B: Not a matter of taste.
Plus, blah blah, semantics, "outshine" blah blah means nothing. Stockhausen outshines the fuck out of Bach in complexity and elaboration in my opinion (Kontate, Klavierstück X, etc.) But I like Bach just the same, even if it's simpler, less ambitious, and more formulaic (LOL, irony!) You can't put everything in the same basket and expect it all to fit fine. You have to have some idea of music history, and the context where things happened. Obviously baroque composers had a fraction of the material we have now in terms of musical knowledge and research resources, so we can't expect them to do stuff like Ligeti did, etc etc. So, if they never had the chance to begin with, how do you know none of the baroque composers would've traded their good'ol palestrina counterpoint for clusters and 12tone music? We don't, we'll never know.

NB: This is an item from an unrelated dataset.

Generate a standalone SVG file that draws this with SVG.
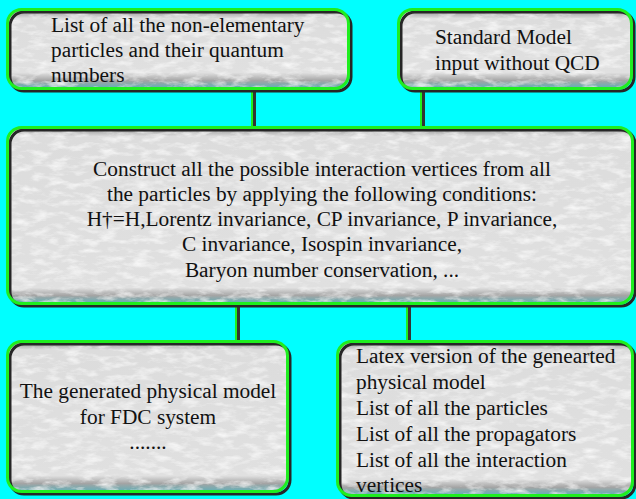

They never had the chance to do anything different so it's impossible to judge and compare across epochs like that with any degree of meaningfulness. It's like saying a 3 year old kid is not as good in mechanical engineering as a 40 year old dude with proper studies and years of experience. You can't simply compare shit like this. The kid at 3 years old is doing pretty fine for a 3 year old, but he hasn't had enough TIME to even begin to actually learn anything the 40 year old guy did. If we adapt this to reflect on music history, the 3 year old isn't AWARE that such thing as mechanical engineering even exists for the duration of his life. How can it even be possible to compare anything then?
I mean, sure, you like old music. I like old music too. But I'd think twice before claiming any objectivity on this sort of argument, as has been said a thousand fucking times.
Robin will now distribute some moar beatings.